• [WHAT YOU WILL DO] Please transcribe the data below exactly. Leave the pictures out.

--- begin DATA BLOCK ---

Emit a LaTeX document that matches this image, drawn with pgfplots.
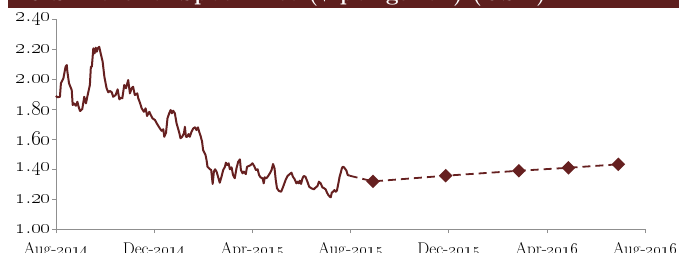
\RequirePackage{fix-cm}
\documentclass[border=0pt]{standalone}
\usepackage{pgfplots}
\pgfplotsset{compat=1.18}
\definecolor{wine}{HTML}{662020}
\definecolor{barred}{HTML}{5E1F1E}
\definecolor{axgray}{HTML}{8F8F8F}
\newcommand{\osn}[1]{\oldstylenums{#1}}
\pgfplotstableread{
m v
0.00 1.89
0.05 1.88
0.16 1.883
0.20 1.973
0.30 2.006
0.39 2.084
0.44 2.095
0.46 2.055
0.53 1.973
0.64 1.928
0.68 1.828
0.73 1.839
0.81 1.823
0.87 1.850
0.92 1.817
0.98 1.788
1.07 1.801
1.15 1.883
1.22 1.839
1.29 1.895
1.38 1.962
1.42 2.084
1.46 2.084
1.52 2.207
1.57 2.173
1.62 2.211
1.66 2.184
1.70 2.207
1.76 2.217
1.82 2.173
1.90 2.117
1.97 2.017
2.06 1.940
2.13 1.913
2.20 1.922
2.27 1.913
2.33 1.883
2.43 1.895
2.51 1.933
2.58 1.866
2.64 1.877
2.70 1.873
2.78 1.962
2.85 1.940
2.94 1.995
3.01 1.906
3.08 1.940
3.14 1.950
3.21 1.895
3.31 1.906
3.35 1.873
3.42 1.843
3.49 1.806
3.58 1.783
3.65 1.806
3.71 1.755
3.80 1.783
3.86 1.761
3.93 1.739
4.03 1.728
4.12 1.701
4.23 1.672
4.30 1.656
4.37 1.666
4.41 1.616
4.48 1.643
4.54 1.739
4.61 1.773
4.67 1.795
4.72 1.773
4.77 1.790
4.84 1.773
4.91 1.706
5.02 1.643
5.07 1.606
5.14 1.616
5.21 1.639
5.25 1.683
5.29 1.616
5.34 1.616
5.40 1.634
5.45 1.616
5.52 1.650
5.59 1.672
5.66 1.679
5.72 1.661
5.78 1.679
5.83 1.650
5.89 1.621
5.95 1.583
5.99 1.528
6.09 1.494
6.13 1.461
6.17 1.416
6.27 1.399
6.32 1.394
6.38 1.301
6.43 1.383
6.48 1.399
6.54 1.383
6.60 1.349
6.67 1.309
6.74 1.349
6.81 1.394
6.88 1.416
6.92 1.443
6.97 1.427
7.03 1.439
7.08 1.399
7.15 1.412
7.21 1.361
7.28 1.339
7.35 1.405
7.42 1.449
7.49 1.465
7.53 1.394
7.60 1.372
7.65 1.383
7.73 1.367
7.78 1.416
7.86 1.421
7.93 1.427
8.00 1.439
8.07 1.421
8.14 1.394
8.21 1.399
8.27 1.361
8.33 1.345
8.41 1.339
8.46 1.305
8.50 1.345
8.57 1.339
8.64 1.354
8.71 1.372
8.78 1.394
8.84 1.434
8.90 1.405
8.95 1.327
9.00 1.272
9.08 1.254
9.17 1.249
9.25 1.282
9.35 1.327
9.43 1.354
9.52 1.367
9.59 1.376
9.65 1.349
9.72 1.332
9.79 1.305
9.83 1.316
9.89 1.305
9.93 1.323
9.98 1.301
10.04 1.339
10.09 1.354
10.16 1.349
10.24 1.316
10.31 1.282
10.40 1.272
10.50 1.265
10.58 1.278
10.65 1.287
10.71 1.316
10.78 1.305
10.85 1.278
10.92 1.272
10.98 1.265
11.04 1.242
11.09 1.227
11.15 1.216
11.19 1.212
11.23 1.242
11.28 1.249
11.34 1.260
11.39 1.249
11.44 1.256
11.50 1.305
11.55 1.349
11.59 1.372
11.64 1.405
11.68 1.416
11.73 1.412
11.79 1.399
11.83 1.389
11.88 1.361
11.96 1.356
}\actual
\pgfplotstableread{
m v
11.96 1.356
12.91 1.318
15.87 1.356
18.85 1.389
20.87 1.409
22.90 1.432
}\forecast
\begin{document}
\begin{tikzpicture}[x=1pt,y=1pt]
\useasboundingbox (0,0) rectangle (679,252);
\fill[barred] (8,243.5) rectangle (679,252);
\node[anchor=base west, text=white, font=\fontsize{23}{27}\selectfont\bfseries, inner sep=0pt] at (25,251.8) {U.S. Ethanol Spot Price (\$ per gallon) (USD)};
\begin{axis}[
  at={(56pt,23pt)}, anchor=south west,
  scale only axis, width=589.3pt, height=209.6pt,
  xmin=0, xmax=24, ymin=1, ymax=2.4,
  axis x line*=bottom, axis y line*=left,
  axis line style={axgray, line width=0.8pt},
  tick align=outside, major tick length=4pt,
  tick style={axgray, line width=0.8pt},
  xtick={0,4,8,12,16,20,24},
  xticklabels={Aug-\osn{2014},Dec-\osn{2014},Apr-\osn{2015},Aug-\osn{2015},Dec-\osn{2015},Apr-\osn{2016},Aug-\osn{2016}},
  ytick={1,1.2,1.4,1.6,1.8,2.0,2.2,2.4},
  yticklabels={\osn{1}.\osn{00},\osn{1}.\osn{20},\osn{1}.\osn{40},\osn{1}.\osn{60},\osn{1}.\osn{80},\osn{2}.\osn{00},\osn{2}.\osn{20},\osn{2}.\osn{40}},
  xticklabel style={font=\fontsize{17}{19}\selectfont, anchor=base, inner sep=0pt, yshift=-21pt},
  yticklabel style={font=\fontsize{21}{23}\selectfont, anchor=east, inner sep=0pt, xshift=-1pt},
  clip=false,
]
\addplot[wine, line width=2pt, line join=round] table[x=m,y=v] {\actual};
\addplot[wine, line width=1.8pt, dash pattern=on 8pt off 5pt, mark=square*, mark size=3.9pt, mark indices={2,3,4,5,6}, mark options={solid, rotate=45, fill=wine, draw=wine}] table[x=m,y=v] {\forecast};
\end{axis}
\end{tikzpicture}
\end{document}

--- end DATA BLOCK ---

• [REPLY TO THE EXERCISE]
Emit a LaTeX document that matches this image, drawn with pgfplots.
\RequirePackage{fix-cm}
\documentclass[border=0pt]{standalone}
\usepackage{pgfplots}
\pgfplotsset{compat=1.18}
\definecolor{wine}{HTML}{662020}
\definecolor{barred}{HTML}{5E1F1E}
\definecolor{axgray}{HTML}{8F8F8F}
\newcommand{\osn}[1]{\oldstylenums{#1}}
\pgfplotstableread{
m v
0.00 1.89
0.05 1.88
0.16 1.883
0.20 1.973
0.30 2.006
0.39 2.084
0.44 2.095
0.46 2.055
0.53 1.973
0.64 1.928
0.68 1.828
0.73 1.839
0.81 1.823
0.87 1.850
0.92 1.817
0.98 1.788
1.07 1.801
1.15 1.883
1.22 1.839
1.29 1.895
1.38 1.962
1.42 2.084
1.46 2.084
1.52 2.207
1.57 2.173
1.62 2.211
1.66 2.184
1.70 2.207
1.76 2.217
1.82 2.173
1.90 2.117
1.97 2.017
2.06 1.940
2.13 1.913
2.20 1.922
2.27 1.913
2.33 1.883
2.43 1.895
2.51 1.933
2.58 1.866
2.64 1.877
2.70 1.873
2.78 1.962
2.85 1.940
2.94 1.995
3.01 1.906
3.08 1.940
3.14 1.950
3.21 1.895
3.31 1.906
3.35 1.873
3.42 1.843
3.49 1.806
3.58 1.783
3.65 1.806
3.71 1.755
3.80 1.783
3.86 1.761
3.93 1.739
4.03 1.728
4.12 1.701
4.23 1.672
4.30 1.656
4.37 1.666
4.41 1.616
4.48 1.643
4.54 1.739
4.61 1.773
4.67 1.795
4.72 1.773
4.77 1.790
4.84 1.773
4.91 1.706
5.02 1.643
5.07 1.606
5.14 1.616
5.21 1.639
5.25 1.683
5.29 1.616
5.34 1.616
5.40 1.634
5.45 1.616
5.52 1.650
5.59 1.672
5.66 1.679
5.72 1.661
5.78 1.679
5.83 1.650
5.89 1.621
5.95 1.583
5.99 1.528
6.09 1.494
6.13 1.461
6.17 1.416
6.27 1.399
6.32 1.394
6.38 1.301
6.43 1.383
6.48 1.399
6.54 1.383
6.60 1.349
6.67 1.309
6.74 1.349
6.81 1.394
6.88 1.416
6.92 1.443
6.97 1.427
7.03 1.439
7.08 1.399
7.15 1.412
7.21 1.361
7.28 1.339
7.35 1.405
7.42 1.449
7.49 1.465
7.53 1.394
7.60 1.372
7.65 1.383
7.73 1.367
7.78 1.416
7.86 1.421
7.93 1.427
8.00 1.439
8.07 1.421
8.14 1.394
8.21 1.399
8.27 1.361
8.33 1.345
8.41 1.339
8.46 1.305
8.50 1.345
8.57 1.339
8.64 1.354
8.71 1.372
8.78 1.394
8.84 1.434
8.90 1.405
8.95 1.327
9.00 1.272
9.08 1.254
9.17 1.249
9.25 1.282
9.35 1.327
9.43 1.354
9.52 1.367
9.59 1.376
9.65 1.349
9.72 1.332
9.79 1.305
9.83 1.316
9.89 1.305
9.93 1.323
9.98 1.301
10.04 1.339
10.09 1.354
10.16 1.349
10.24 1.316
10.31 1.282
10.40 1.272
10.50 1.265
10.58 1.278
10.65 1.287
10.71 1.316
10.78 1.305
10.85 1.278
10.92 1.272
10.98 1.265
11.04 1.242
11.09 1.227
11.15 1.216
11.19 1.212
11.23 1.242
11.28 1.249
11.34 1.260
11.39 1.249
11.44 1.256
11.50 1.305
11.55 1.349
11.59 1.372
11.64 1.405
11.68 1.416
11.73 1.412
11.79 1.399
11.83 1.389
11.88 1.361
11.96 1.356
}\actual
\pgfplotstableread{
m v
11.96 1.356
12.91 1.318
15.87 1.356
18.85 1.389
20.87 1.409
22.90 1.432
}\forecast
\begin{document}
\begin{tikzpicture}[x=1pt,y=1pt]
\useasboundingbox (0,0) rectangle (679,252);
\fill[barred] (8,243.5) rectangle (679,252);
\node[anchor=base west, text=white, font=\fontsize{23}{27}\selectfont\bfseries, inner sep=0pt] at (25,251.8) {U.S. Ethanol Spot Price (\$ per gallon) (USD)};
\begin{axis}[
  at={(56pt,23pt)}, anchor=south west,
  scale only axis, width=589.3pt, height=209.6pt,
  xmin=0, xmax=24, ymin=1, ymax=2.4,
  axis x line*=bottom, axis y line*=left,
  axis line style={axgray, line width=0.8pt},
  tick align=outside, major tick length=4pt,
  tick style={axgray, line width=0.8pt},
  xtick={0,4,8,12,16,20,24},
  xticklabels={Aug-\osn{2014},Dec-\osn{2014},Apr-\osn{2015},Aug-\osn{2015},Dec-\osn{2015},Apr-\osn{2016},Aug-\osn{2016}},
  ytick={1,1.2,1.4,1.6,1.8,2.0,2.2,2.4},
  yticklabels={\osn{1}.\osn{00},\osn{1}.\osn{20},\osn{1}.\osn{40},\osn{1}.\osn{60},\osn{1}.\osn{80},\osn{2}.\osn{00},\osn{2}.\osn{20},\osn{2}.\osn{40}},
  xticklabel style={font=\fontsize{17}{19}\selectfont, anchor=base, inner sep=0pt, yshift=-21pt},
  yticklabel style={font=\fontsize{21}{23}\selectfont, anchor=east, inner sep=0pt, xshift=-1pt},
  clip=false,
]
\addplot[wine, line width=2pt, line join=round] table[x=m,y=v] {\actual};
\addplot[wine, line width=1.8pt, dash pattern=on 8pt off 5pt, mark=square*, mark size=3.9pt, mark indices={2,3,4,5,6}, mark options={solid, rotate=45, fill=wine, draw=wine}] table[x=m,y=v] {\forecast};
\end{axis}
\end{tikzpicture}
\end{document}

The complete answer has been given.